Not only is that incorrect, but you’re still shooting wide of the point: your PHILOSOPHY (of moral relativism) is self-defeating, and it cannot possibly be true. – actually, it seems rather more your philosophy that it is my philosophy, not mine.
To remove the final ground on which morality stands is as foolish – what ground is that then?
What, for example, is to separate your reluctance to be a complete sexual wanton from someone else’s aversion to sex because they think it “icky”? I (for one) see a qualitative difference between the two. – why have you even asked this question? Are you an automaton or something?
you still have some vestiges of conscience left within you, – I’d love to see you attempt to demonstrate that my conscience is any less substantial than yours. What you really mean is that when it comes to morals, we do agree on a few things.
and you have not embraced moral relativism to its utter fetid depths). – yeah, I’m less and less convinced of your central theme of moral relativism being the only alternative to objective morals (which you’ve stated doesn’t apply to all morals anyway – how relative is that!)
was pointing out that your philosophy and your personal moral code are running at cross-purposes; – they are intertwined, just like yours.
moral relativism, in its pure form, will not ALLOW you the luxury of saying that anything is truly wrong, anywhere and everywhere, at all times, for all people, regardless of the opinions of the moment. - no, it’s the reality of humanity which does that.
Perhaps you’re taking “strong” to mean “intensity of the emotion attached to the view”? – actually I mean consistent and well-founded.
Either your view is TRUE, or it is NOT true; there is no other choice… for you, for me, or for anyone. – that’s not true. It is what you claim. And who determines what is ‘true’ anyway?
One runner cannot be closer to the finish line than another runner, if there is no finish line. – ah, but which finish line?
One item cannot be longer than another if there is no such thing as an objective standard for length – I guess we’re lucky there is an objective standard of length then.
If there is no objective, immovable standard for morality, then it is nonsensical to speak of any moral view being “better” than another. – thank you.
Many have; some have not. But I hope you see, now, that this is completely immaterial; – given that it’s based on a false assumption within your algorithm of logic, agreed.

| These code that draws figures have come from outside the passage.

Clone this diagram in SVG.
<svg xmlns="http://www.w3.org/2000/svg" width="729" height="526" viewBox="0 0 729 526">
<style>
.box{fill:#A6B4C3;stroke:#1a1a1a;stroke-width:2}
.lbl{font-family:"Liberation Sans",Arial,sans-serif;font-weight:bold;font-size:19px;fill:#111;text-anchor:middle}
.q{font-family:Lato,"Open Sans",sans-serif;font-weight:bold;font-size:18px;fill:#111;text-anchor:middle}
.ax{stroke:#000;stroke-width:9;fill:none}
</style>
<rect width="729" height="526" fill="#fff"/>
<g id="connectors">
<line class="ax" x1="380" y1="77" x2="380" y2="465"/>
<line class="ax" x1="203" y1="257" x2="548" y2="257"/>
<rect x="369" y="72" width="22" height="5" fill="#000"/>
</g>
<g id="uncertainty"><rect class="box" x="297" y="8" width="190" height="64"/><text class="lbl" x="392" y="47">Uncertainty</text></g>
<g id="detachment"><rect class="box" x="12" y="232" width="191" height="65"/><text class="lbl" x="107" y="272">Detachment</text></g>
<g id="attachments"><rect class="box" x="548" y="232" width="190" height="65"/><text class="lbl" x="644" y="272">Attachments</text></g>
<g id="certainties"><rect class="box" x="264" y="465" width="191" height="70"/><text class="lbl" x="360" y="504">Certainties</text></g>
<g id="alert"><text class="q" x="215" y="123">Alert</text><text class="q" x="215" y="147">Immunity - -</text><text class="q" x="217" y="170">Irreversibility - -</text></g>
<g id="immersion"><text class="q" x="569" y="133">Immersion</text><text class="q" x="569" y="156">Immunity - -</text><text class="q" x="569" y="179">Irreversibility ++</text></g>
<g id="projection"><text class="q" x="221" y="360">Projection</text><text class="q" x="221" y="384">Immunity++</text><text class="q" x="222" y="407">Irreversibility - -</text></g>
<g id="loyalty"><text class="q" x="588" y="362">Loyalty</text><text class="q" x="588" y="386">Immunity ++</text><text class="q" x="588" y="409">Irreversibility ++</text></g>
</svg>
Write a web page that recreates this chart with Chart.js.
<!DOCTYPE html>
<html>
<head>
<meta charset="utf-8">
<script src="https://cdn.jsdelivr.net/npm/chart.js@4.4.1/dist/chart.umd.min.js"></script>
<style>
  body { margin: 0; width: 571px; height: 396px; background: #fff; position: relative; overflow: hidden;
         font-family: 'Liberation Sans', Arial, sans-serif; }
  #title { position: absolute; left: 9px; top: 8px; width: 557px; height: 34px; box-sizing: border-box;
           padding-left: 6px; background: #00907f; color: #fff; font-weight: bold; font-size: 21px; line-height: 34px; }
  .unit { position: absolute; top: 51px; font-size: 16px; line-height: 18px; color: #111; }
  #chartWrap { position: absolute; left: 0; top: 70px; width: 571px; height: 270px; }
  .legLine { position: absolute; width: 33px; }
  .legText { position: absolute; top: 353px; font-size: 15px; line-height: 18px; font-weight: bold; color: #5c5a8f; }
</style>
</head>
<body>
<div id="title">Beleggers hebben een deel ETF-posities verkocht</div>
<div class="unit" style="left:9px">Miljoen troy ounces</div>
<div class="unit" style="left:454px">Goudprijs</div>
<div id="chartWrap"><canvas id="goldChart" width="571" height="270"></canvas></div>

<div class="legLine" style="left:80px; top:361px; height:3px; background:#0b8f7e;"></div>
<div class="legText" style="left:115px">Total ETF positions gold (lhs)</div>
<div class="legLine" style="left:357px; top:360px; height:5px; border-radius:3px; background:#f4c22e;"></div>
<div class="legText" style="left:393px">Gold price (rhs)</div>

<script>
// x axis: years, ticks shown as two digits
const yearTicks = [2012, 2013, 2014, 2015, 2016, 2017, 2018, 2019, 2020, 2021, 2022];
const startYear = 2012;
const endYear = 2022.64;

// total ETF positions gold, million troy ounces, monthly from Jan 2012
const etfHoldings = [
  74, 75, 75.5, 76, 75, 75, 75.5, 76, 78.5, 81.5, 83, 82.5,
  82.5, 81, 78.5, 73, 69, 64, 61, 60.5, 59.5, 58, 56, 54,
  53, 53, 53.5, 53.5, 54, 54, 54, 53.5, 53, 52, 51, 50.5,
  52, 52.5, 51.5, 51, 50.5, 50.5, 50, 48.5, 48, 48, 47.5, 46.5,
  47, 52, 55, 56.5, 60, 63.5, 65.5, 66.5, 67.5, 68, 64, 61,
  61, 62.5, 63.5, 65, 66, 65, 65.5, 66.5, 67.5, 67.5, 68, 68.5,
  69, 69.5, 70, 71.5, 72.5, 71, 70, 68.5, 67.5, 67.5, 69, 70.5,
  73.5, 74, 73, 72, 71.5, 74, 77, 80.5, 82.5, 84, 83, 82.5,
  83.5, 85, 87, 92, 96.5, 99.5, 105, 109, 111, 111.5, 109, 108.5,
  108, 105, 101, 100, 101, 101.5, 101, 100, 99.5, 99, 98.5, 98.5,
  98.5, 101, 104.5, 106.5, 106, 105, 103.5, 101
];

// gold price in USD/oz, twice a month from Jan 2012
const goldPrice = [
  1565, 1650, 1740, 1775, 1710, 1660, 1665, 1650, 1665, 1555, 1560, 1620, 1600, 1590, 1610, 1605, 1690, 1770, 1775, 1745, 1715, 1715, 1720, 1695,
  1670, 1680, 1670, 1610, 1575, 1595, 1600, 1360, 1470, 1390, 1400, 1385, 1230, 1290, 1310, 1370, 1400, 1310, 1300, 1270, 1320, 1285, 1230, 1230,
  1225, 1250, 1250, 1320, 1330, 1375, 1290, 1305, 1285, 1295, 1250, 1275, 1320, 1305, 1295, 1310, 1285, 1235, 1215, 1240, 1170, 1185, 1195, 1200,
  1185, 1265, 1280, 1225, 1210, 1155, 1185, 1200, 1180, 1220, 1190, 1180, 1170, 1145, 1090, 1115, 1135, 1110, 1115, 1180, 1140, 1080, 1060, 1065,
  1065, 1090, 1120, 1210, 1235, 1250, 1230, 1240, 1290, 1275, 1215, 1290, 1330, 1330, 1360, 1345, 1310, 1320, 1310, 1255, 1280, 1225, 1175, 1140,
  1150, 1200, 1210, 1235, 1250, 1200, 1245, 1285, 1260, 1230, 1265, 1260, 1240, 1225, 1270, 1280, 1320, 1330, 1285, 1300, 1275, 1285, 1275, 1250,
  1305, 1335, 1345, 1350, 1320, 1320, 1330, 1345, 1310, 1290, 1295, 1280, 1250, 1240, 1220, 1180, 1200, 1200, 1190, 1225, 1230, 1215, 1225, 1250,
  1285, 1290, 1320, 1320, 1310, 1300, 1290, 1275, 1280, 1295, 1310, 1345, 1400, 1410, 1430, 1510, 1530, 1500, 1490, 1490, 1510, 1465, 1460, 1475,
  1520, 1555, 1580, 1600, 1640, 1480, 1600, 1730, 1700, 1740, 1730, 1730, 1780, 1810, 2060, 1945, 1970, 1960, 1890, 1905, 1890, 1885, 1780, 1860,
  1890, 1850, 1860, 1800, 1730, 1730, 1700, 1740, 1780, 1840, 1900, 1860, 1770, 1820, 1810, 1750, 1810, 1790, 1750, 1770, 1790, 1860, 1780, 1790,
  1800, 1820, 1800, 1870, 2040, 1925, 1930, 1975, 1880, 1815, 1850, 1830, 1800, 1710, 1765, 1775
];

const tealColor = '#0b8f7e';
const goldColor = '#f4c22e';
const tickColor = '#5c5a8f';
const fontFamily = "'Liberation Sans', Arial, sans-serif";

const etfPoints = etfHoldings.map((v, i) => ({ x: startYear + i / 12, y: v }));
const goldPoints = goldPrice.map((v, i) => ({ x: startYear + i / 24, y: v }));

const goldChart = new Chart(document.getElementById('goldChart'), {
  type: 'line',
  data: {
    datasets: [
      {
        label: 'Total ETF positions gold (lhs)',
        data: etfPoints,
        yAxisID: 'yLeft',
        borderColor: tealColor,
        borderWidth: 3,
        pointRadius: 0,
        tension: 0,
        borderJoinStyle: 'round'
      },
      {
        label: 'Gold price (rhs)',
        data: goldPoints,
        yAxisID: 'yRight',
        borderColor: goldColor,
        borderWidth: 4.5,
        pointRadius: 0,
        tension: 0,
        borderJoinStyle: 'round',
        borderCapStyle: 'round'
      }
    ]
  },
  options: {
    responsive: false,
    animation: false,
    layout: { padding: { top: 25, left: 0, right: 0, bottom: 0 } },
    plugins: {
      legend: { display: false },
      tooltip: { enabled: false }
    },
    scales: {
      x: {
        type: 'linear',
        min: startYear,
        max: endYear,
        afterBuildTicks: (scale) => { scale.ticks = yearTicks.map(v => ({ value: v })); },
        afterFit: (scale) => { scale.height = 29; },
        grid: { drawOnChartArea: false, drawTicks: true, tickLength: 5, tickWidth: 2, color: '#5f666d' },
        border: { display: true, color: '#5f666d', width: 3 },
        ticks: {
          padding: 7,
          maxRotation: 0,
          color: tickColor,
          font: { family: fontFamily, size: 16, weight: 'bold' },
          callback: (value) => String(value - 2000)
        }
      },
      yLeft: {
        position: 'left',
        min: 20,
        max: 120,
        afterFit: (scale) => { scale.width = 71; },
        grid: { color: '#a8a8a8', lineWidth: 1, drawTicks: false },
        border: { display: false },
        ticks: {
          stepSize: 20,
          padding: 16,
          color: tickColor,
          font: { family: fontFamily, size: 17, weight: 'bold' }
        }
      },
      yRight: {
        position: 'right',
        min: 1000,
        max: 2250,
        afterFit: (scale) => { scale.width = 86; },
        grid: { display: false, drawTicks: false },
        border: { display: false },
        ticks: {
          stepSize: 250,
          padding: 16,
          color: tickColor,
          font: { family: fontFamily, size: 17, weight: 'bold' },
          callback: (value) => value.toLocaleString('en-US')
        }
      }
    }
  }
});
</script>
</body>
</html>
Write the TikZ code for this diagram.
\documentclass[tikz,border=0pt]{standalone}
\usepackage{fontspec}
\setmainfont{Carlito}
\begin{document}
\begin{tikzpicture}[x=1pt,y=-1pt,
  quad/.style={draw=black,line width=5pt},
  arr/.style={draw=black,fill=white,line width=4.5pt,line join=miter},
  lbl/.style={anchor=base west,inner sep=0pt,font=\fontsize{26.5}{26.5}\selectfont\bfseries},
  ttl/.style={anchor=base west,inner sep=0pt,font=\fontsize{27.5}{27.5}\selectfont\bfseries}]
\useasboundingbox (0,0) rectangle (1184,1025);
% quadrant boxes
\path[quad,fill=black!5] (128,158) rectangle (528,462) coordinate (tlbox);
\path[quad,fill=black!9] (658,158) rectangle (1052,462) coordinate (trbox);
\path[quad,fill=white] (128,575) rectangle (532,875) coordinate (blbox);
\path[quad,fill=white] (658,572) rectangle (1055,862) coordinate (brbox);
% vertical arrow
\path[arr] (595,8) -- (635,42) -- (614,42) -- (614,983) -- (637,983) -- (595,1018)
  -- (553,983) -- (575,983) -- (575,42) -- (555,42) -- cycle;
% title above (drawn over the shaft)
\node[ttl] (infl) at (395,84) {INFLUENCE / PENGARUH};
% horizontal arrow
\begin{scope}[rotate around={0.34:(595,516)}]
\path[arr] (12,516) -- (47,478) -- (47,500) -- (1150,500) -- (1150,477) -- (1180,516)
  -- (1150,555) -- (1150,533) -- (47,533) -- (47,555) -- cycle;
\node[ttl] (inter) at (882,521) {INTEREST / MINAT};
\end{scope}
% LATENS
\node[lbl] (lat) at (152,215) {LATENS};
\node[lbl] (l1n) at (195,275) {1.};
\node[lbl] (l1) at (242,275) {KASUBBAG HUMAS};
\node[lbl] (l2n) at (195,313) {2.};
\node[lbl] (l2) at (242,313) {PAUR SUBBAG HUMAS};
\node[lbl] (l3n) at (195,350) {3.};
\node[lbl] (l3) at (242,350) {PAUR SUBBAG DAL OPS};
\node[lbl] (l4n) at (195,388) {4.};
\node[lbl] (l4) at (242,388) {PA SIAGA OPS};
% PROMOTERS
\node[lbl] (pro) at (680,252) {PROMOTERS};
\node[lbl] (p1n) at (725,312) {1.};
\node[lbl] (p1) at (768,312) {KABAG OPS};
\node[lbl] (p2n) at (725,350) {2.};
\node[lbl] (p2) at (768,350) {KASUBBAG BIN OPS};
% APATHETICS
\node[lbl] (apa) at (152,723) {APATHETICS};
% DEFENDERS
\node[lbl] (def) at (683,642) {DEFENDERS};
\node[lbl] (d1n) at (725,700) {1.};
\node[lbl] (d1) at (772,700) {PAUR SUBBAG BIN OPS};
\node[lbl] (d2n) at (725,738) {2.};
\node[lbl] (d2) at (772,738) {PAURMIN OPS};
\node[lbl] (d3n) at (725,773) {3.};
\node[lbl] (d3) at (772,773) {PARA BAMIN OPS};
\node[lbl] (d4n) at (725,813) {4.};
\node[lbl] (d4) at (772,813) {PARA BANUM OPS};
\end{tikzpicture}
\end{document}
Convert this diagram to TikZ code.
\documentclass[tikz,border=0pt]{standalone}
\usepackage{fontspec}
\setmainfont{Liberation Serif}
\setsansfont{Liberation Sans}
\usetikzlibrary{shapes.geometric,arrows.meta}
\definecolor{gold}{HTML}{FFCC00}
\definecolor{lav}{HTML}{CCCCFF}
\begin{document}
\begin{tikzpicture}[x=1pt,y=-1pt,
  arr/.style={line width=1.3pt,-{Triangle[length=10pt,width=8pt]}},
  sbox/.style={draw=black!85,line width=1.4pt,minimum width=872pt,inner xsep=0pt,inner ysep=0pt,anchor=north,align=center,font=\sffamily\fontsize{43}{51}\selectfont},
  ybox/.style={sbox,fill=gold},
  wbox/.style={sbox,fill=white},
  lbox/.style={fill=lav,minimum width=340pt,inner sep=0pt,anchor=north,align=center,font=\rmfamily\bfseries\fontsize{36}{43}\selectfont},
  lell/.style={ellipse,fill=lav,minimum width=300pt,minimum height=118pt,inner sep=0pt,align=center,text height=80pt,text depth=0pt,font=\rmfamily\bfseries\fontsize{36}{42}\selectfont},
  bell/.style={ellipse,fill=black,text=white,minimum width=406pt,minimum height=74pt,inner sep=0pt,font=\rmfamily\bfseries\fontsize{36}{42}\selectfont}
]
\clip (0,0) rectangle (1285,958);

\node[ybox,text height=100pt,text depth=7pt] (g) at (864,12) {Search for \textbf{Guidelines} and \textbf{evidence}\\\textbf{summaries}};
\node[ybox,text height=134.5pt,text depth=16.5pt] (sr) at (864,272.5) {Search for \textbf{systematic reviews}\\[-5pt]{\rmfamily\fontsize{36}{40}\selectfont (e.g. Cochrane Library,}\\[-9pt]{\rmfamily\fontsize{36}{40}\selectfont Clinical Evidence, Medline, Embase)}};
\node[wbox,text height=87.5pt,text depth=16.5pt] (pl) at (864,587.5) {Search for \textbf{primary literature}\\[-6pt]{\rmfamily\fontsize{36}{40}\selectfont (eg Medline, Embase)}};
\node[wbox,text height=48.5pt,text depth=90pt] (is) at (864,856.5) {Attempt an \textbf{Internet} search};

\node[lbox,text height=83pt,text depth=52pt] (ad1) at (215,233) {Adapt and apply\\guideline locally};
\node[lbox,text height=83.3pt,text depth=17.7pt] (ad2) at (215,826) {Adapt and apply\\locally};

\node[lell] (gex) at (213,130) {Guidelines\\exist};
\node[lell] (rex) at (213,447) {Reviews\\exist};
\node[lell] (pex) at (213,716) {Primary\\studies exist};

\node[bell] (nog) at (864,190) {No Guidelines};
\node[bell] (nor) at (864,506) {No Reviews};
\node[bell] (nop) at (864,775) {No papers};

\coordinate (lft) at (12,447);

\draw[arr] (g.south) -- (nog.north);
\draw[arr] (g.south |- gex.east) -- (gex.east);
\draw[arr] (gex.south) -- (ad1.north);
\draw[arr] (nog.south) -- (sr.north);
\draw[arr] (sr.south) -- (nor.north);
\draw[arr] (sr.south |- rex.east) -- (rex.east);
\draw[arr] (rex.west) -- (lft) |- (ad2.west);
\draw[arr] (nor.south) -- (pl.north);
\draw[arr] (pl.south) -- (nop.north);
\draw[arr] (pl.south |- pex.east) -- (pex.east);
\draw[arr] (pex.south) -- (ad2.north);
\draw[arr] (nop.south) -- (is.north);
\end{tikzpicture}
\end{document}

my views about stealing, for example, progressed approximately through Kohlberg’s “stages of moral development” (from “my mother will spank me if I do” to “my mother will reward me if I don’t” to “I want to be a good boy in the eyes of others” to “society would crumble if everyone stole” to “it’s simply the right thing to do, to refrain from stealing”–I skipped the “stage 5? level of “society just happens to want it this way”, apparently, and went on to stage 6). - nothing extraordinary there. That’s a goodly sized chunk of how most people formulate their moral standards. So ‘stealing’ isn’t one of the ‘objective morals’ then?
In short: many of my moral views changed over time because I gained a greater appreciation for, and understanding of, the true ideal; others changed when I found them to be mere conventions which did not apply in this-or-that situation. Change does not always happen because there is a lack of a standard; sometimes it happens because one can improve one’s understanding and one’s motives. Do you see? – yes. So where is the objective set in there?
To summarise. What I see is you wanting your particular core set of moral standards (structured in part by theism) to be beyond the questioning or challenge of others, so you declare them to be objective, hence the only ‘right’ ones.
You have provided nothing which establishes the existence of any set of objective moral standards. All I see are repeated claims based on your assumptions and viewpoint. I haven’t seen anything which says “there must be an objective set of moral standards because….” in any form which is at all convincing.